Records with drawing code
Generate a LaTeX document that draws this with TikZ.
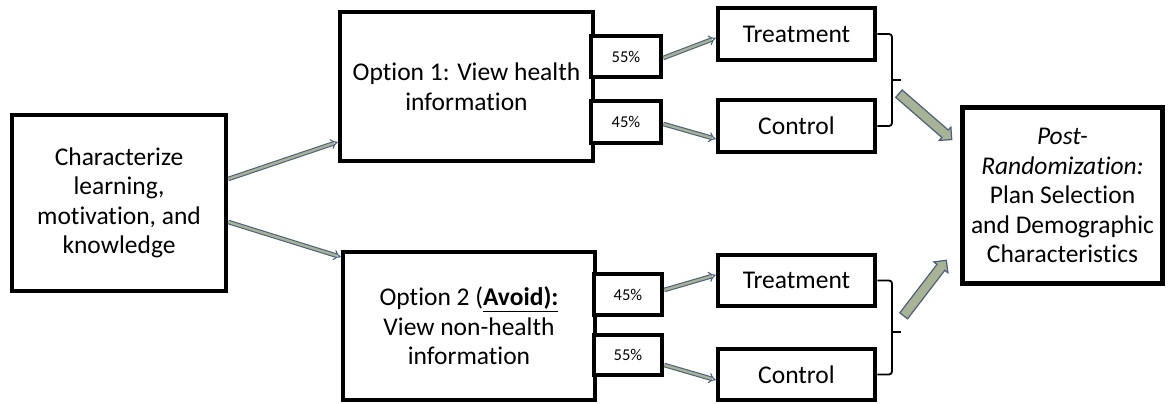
\documentclass[tikz,border=0pt]{standalone}
\usepackage{fontspec}
\setmainfont{Carlito}[RawFeature={-liga;-clig;-calt;-dlig}]
\usepackage{tikz}
\usetikzlibrary{arrows.meta,calc,shapes.arrows}
\definecolor{aredge}{HTML}{4C5F7E}
\definecolor{arfill}{HTML}{A8B294}
\tikzset{
  bx/.style={rectangle,draw=black,fill=white,line width=4.5pt,inner sep=0pt,align=center,
    font=\fontsize{25.5}{29.5}\selectfont},
  pc/.style={rectangle,draw=black,fill=white,line width=4.5pt,inner sep=0pt,
    font=\fontsize{16.5}{19}\selectfont},
  thn/.style={draw=aredge,double=arfill,line width=1.1pt,double distance=2.4pt,-{Implies}},
  brc/.style={draw=black,line width=1.8pt,rounded corners=3pt},
  fat/.style={single arrow,draw=aredge,fill=arfill,line width=1.2pt,inner sep=4.3pt,
    single arrow head extend=4pt,minimum height=70pt},
}
\begin{document}
\begin{tikzpicture}[x=1pt,y=-1pt]
\useasboundingbox (0,0) rectangle (1171,404);
% left: what is measured first
\node[bx,minimum width=214pt,minimum height=176pt] (chr) at (119,203)
  {Characterize\\ learning,\\ motivation, and\\ knowledge};
% the two options
\node[bx,minimum width=253pt,minimum height=149pt] (opa) at (466.5,86.5)
  {Option 1: View health\\ information};
\node[bx,minimum width=252pt,minimum height=148pt] (opb) at (469,326)
  {Option 2 (\underline{\textbf{Avoid):}}\\ View non-health\\ information};
\node[pc,minimum width=70pt,minimum height=41pt] (pa1) at (626,56.5) {55\%};
\node[pc,minimum width=70pt,minimum height=42pt] (pa2) at (626,122) {45\%};
\node[pc,minimum width=68pt,minimum height=41pt] (pb1) at (628,294.5) {45\%};
\node[pc,minimum width=68pt,minimum height=40pt] (pb2) at (628,355) {55\%};
% arms
\node[bx,minimum width=157pt,minimum height=52pt] (tra) at (796.5,34) {Treatment};
\node[bx,minimum width=157pt,minimum height=52pt] (cta) at (796.5,126) {Control};
\node[bx,minimum width=157pt,minimum height=51pt] (trb) at (796.5,280.5) {Treatment};
\node[bx,minimum width=157pt,minimum height=51pt] (ctb) at (796.5,374.5) {Control};
\node[bx,minimum width=200pt,minimum height=176pt,line width=5pt] (pst) at (1062.5,195.5)
  {\textit{Post-}\\ \textit{Randomization:}\\ Plan Selection\\ and Demographic\\ Characteristics};
% connectors
\draw[thn] ([yshift=24pt]chr.east) -- ([yshift=-55.5pt]opa.west);
\draw[thn] ([yshift=-19pt]chr.east) -- ([yshift=69pt]opb.west);
\draw[thn] ([yshift=-1.5pt]pa1.east) -- ([yshift=-4pt]tra.west);
\draw[thn] ([yshift=-2pt]pa2.east) -- ([yshift=-13pt]cta.west);
\draw[thn] ([yshift=4.5pt]pb1.east) -- ([yshift=5.5pt]trb.west);
\draw[thn] ([yshift=-10pt]pb2.east) -- ([yshift=-5.5pt]ctb.west);
% braces
\draw[brc] (tra.east) -- (892,34) -- (892,126) -- (cta.east);
\draw[line width=1.8pt] (892,80) -- (901,80);
\draw[brc] (trb.east) -- (892,280.5) -- (892,374.5) -- (ctb.east);
\draw[line width=1.8pt] (892,332) -- (901,332);
% block arrows to the last box
\node[fat,rotate=-41] (fa) at (923.5,115) {};
\node[fat,rotate=52.5] (fb) at (923.5,290) {};
\end{tikzpicture}
\end{document}
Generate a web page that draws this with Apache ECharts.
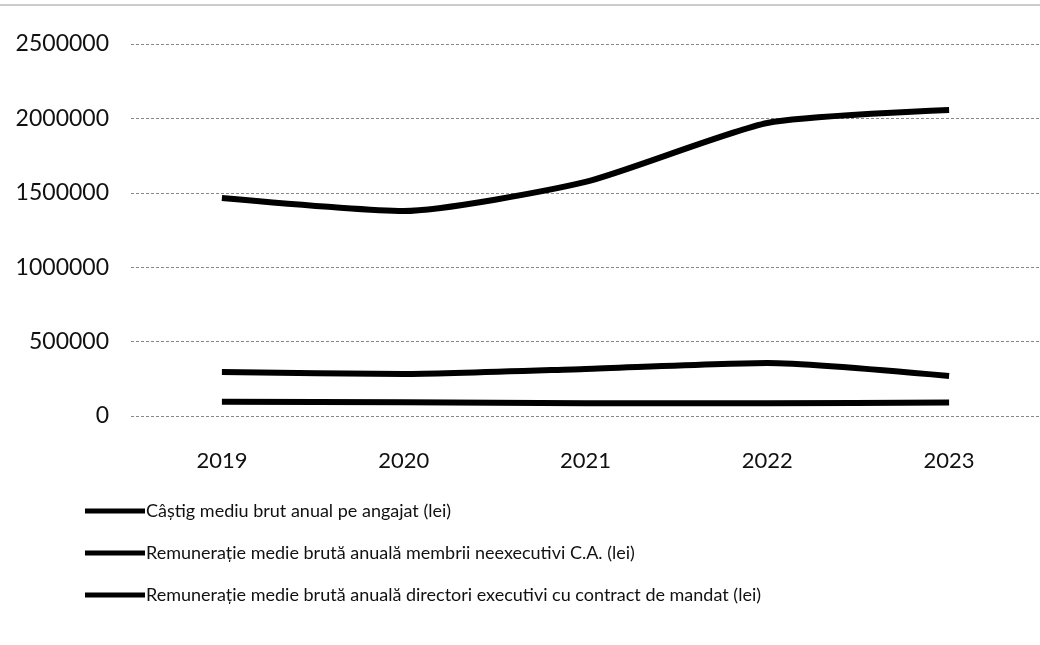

▸ GIVEN TASK
Among the lines of the listing, how many hold the string "draws"? Respond with only the number.

▸ SOLUTION
2